My friend Megan grew up in the south. She loves greens; collards, kale, chard, you name it. She loves them just cooked and piled up on a plate. However, as I have confessed before, I just don’t like them like that, I find it too slimy, too bitter, too dark and green. But I think of her when I find a way to eat greens that I do like, such as this one from Plenty by Yotam Otelenghi. If you’re at all interested in eating vegetables, this cookbook is a must-read. Lots and lots of new ideas and flavors. I’m pretty sure that it made a great big splash when it came out a couple of years ago, but somehow I missed it. I like finding good things that I’ve missed, and you can keep them longer from the library. Bryan and I have been cooking together a lot lately, and we raced through this book, I don’t think I’ve ever made so many recipes from one source in such a short time. Good thing too, because even though it’s not a new book, someone else requested it at the library and I had to give it back after three weeks. I’ll just have to get my own copy.
In the meantime, I really wanted to make these pancakes for Megan when I saw her. She’s eating dairy-free for a while, so I had to adapt the recipe (even more than I already had). But to my delight the pancakes are just as good! The key to this recipe is to beat the egg whites to soft peaks and then fold them into the batter. It makes a lovely light texture and holds everything together.

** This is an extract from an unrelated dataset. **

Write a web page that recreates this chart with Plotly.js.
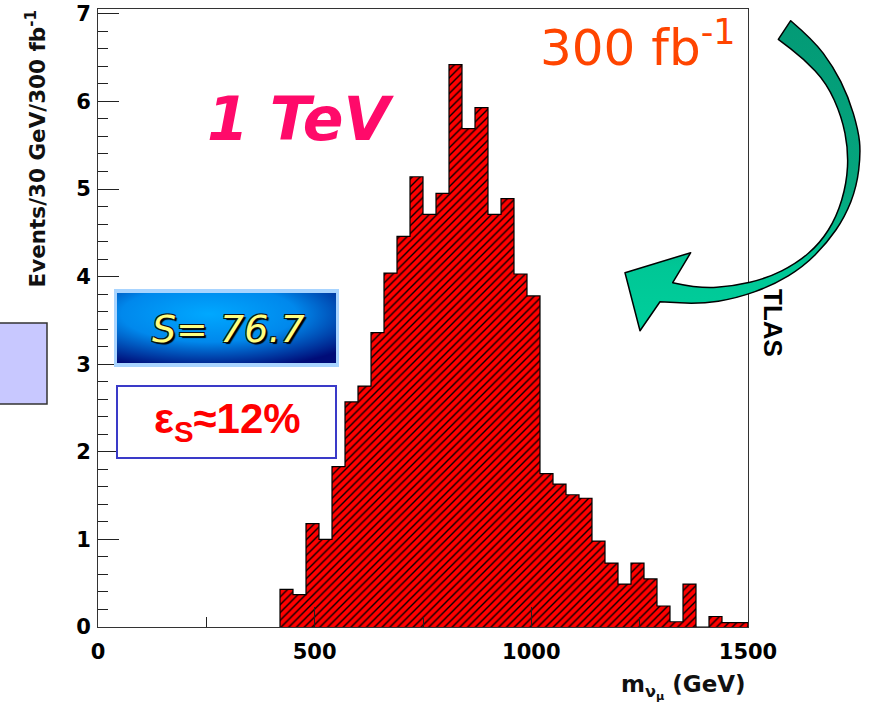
<!DOCTYPE html>
<html>
<head>
<meta charset="utf-8">
<script src="https://cdn.plot.ly/plotly-3.0.1.min.js"></script>
<style>
html,body{margin:0;padding:0;background:#fff;}
#chart{width:870px;height:704px;}
</style>
</head>
<body>
<div id="chart"></div>
<script>
// ---- data ----
const binLowEdges = [420,450,480,510,540,570,600,630,660,690,720,750,780,810,840,870,900,930,
                     960,990,1020,1050,1080,1110,1140,1170,1200,1230,1260,1290,1320,1350,1380,1410,1440,1470];
const binWidth = 30;
const eventsPerBin = [0.43,0.37,1.18,1.00,1.83,2.57,2.75,3.36,4.04,4.46,5.14,4.71,4.95,6.42,5.69,5.93,4.71,4.89,
                      4.03,3.78,1.75,1.63,1.51,1.47,0.98,0.73,0.49,0.73,0.55,0.24,0.06,0.49,0,0.12,0.05,0.05];
const xTickValues = [0,500,1000,1500];
const yTickValues = [0,1,2,3,4,5,6,7];

// ---- page geometry ----
const W = 870, H = 704, L = 98, R = 748, T = 9, B = 627;
function px(x){ return (x - L) / (R - L); }
function py(y){ return (B - y) / (B - T); }

const centers = binLowEdges.map(e => e + binWidth / 2);
const lastEdge = binLowEdges[binLowEdges.length-1] + binWidth;
const outlineX = [binLowEdges[0]].concat(binLowEdges, [lastEdge, lastEdge]);
const outlineY = [0].concat(eventsPerBin, [eventsPerBin[eventsPerBin.length-1], 0]);

const bars = {
  type: 'bar', x: centers, y: eventsPerBin, width: binWidth,
  marker: {color: '#ff0000', line: {width: 0},
           pattern: {shape: '/', fgcolor: '#000000', bgcolor: '#ff0000', size: 5.5, solidity: 0.25}},
  hoverinfo: 'skip'
};
const outline = {
  type: 'scatter', mode: 'lines', x: outlineX, y: outlineY,
  line: {shape: 'hv', color: '#000', width: 1.2}, hoverinfo: 'skip'
};

// ---- decorative arrow + gradient box as an svg image ----
function smooth(pts){
  let s = ' L' + pts[0].join(',');
  for (let i = 1; i < pts.length - 1; i++) {
    const m = [(pts[i][0] + pts[i+1][0]) / 2, (pts[i][1] + pts[i+1][1]) / 2];
    s += ' Q' + pts[i].join(',') + ' ' + m.join(',');
  }
  s += ' L' + pts[pts.length-1].join(',');
  return s;
}
const outer = [[790.7,20.7],[813.3,40],[833.3,66.7],[848.3,96.7],[858.3,130],[860.7,153.3],[856.7,186.7],
               [845,216.7],[826.7,243.3],[803.3,266.7],[773.3,285],[736.7,298.3],[700,304],[660,301.7]];
const inner = [[672.7,282.7],[700,288.7],[733.3,286],[766.7,278.3],[796.7,263.3],[820,243.3],[836.7,216.7],
               [846.7,183.3],[848.3,150],[841.7,116.7],[826.7,83.3],[803.3,58.3],[778.3,39.3]];
const arrowPath = 'M778.3,39.3' + smooth(outer) + ' L640,330.7 L625,272.7 L690.7,252.7' + smooth(inner) + ' Z';

const svg = '<svg xmlns="http://www.w3.org/2000/svg" width="870" height="704" viewBox="0 0 870 704">' +
  '<defs>' +
  '<radialGradient id="bg" cx="0.42" cy="0.3" r="0.8">' +
  '<stop offset="0" stop-color="#00a8ff"/><stop offset="0.5" stop-color="#0088ec"/><stop offset="1" stop-color="#000c78"/>' +
  '</radialGradient>' +
  '<linearGradient id="ag" x1="0" y1="0" x2="0" y2="1">' +
  '<stop offset="0" stop-color="#039a76"/><stop offset="0.55" stop-color="#05a67e"/>' +
  '<stop offset="0.8" stop-color="#00c796"/><stop offset="1" stop-color="#00cf9c"/>' +
  '</linearGradient></defs>' +
  '<rect x="114" y="289" width="225" height="78" fill="#a8d4ff"/>' +
  '<rect x="117" y="293" width="219" height="70" fill="url(#bg)"/>' +
  '<path d="' + arrowPath + '" fill="url(#ag)" stroke="#000" stroke-width="1.5" stroke-linejoin="round"/>' +
  '</svg>';
const svgURI = 'data:image/svg+xml;charset=utf-8,' + encodeURIComponent(svg);

const tickFont = {family: 'DejaVu Sans', size: 21, weight: 'bold', color: '#000'};

const layout = {
  width: W, height: H,
  margin: {l: L, r: W - R, t: T, b: H - B, pad: 0},
  paper_bgcolor: '#fff', plot_bgcolor: '#fff',
  showlegend: false, bargap: 0,
  xaxis: {
    range: [0, 1500], tickvals: xTickValues, ticktext: xTickValues.map(String),
    ticks: 'inside', ticklen: 20, tickwidth: 1, tickcolor: '#222',
    minor: {dtick: 250, tick0: 0, ticks: 'inside', ticklen: 10, tickwidth: 1, tickcolor: '#222', showgrid: false},
    showline: true, linecolor: '#333', linewidth: 1, mirror: true,
    showgrid: false, zeroline: false, layer: 'above traces', fixedrange: true,
    tickfont: tickFont, ticklabelstandoff: 6
  },
  yaxis: {
    range: [0, 7.055], tickvals: yTickValues, ticktext: yTickValues.map(String),
    ticks: 'inside', ticklen: 21, tickwidth: 1, tickcolor: '#222',
    minor: {dtick: 0.2, tick0: 0, ticks: 'inside', ticklen: 10, tickwidth: 1, tickcolor: '#222', showgrid: false},
    showline: true, linecolor: '#333', linewidth: 1, mirror: true,
    showgrid: false, zeroline: false, layer: 'above traces', fixedrange: true,
    tickfont: tickFont, ticklabelstandoff: 2
  },
  images: [{
    source: svgURI, xref: 'paper', yref: 'paper',
    x: px(0), y: py(0), sizex: W / (R - L), sizey: H / (B - T),
    xanchor: 'left', yanchor: 'top', sizing: 'stretch', layer: 'above'
  }],
  shapes: [
    {type: 'rect', xref: 'paper', yref: 'paper', x0: px(-5), x1: px(47), y0: py(404), y1: py(323),
     fillcolor: '#c8c8ff', line: {color: '#333', width: 1.5}},
    {type: 'rect', xref: 'paper', yref: 'paper', x0: px(117), x1: px(336), y0: py(458), y1: py(386),
     fillcolor: '#ffffff', line: {color: '#3a3ac8', width: 2}, layer: 'above'}
  ],
  annotations: [
    {text: 'Events/30 GeV/300 fb<sup>-1</sup>', textangle: -90, xref: 'paper', yref: 'paper',
     x: px(35), y: py(9), xanchor: 'center', yanchor: 'top', showarrow: false,
     font: {family: 'DejaVu Sans', size: 21.5, weight: 'bold', color: '#111'}},
    {text: 'm<sub>ν<sub>μ</sub></sub> (GeV)', xref: 'paper', yref: 'paper',
     x: px(748), y: py(687), xanchor: 'right', yanchor: 'middle', showarrow: false,
     font: {family: 'DejaVu Sans', size: 23, weight: 'bold', color: '#111'}},
    {text: '1 TeV', xref: 'paper', yref: 'paper', x: px(301), y: py(119), xanchor: 'center', yanchor: 'middle',
     showarrow: false, font: {family: 'DejaVu Sans', size: 60, weight: 'bold', style: 'italic', color: '#ff0a6a'}},
    {text: '300 fb<sup>-1</sup>', xref: 'paper', yref: 'paper', x: px(638), y: py(45), xanchor: 'center', yanchor: 'middle',
     showarrow: false, font: {family: 'DejaVu Sans', size: 50, color: '#ff4500'}},
    {text: 'S= 76.7', xref: 'paper', yref: 'paper', x: px(228), y: py(329), xanchor: 'center', yanchor: 'middle',
     showarrow: false, font: {family: 'DejaVu Sans', size: 38, style: 'italic', color: '#ffff80',
       shadow: '-1px -1px 0 #111, 1px -1px 0 #111, -1px 1px 0 #111, 2px 2px 1px #000'}},
    {text: 'ε<sub>S</sub>≈12%', xref: 'paper', yref: 'paper', x: px(227), y: py(421), xanchor: 'center', yanchor: 'middle',
     showarrow: false, font: {family: 'Liberation Sans', size: 42, weight: 'bold', color: '#ff0000'}},
    {text: 'TLAS', textangle: 90, xref: 'paper', yref: 'paper', x: px(773), y: py(323), xanchor: 'center', yanchor: 'middle',
     showarrow: false, font: {family: 'Liberation Sans', size: 26, weight: 'bold', color: '#000'}}
  ]
};

Plotly.newPlot('chart', [bars, outline], layout, {displayModeBar: false, staticPlot: true});
</script>
</body>
</html>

The original recipe has you fold lime and herbs into softened butter, then refrigerate it again, and put on the pancakes. They are delicious with the flavored butter (I used lemon and thyme), but just as good with a plain pat of butter, and/or with tomato sauce on top. I bet they’re good with your favorite sauce and condiments as well.
Adapted (a lot) from Plenty by Yotam Ottolenghi
Pull the greens from the stems of one large bunch or two small bunches of green stuff: collard greens, chard, kale, spinach, etc. You should have about 8 cups. Steam in a steamer basket over simmering water until bright green and wilted.
Meanwhile, mix together in a large bowl:
3/4 cup whole wheat flour
2 teaspoon baking powder
2 egg yolks
2 Tablespoons melted unsalted butter -or- olive oil
1/2 teaspoon salt
1 teaspoon ground cumin
2/3 cup milk -or- water
2 green onions, finely sliced
1/4 cup fresh or frozen and thawed or canned green chiles -or- sub a little of your favorite hot sauce
Chop the steamed greens fairly fine and mix them in as well. The batter will look like mostly greens held together with a little flour and stuff, and that’s fine.
Beat the egg whites on medium-high speed with a mixer until they hold a soft peak when you pull the beaters away. Fold the egg whites into the batter gently with a rubber spatula, just until everything is combined.
Put a little oil (it really doesn’t take much for them not to stick) in a frying pan, and heat it over medium-low heat. Ladle about a quarter cup of batter into the pan for each pancake, and flatten it out a bit. Cook until deep brown on the bottom, then flip with a metal spatula and cook the other side. Put the pancakes on a plate and keep warm while you cook the rest.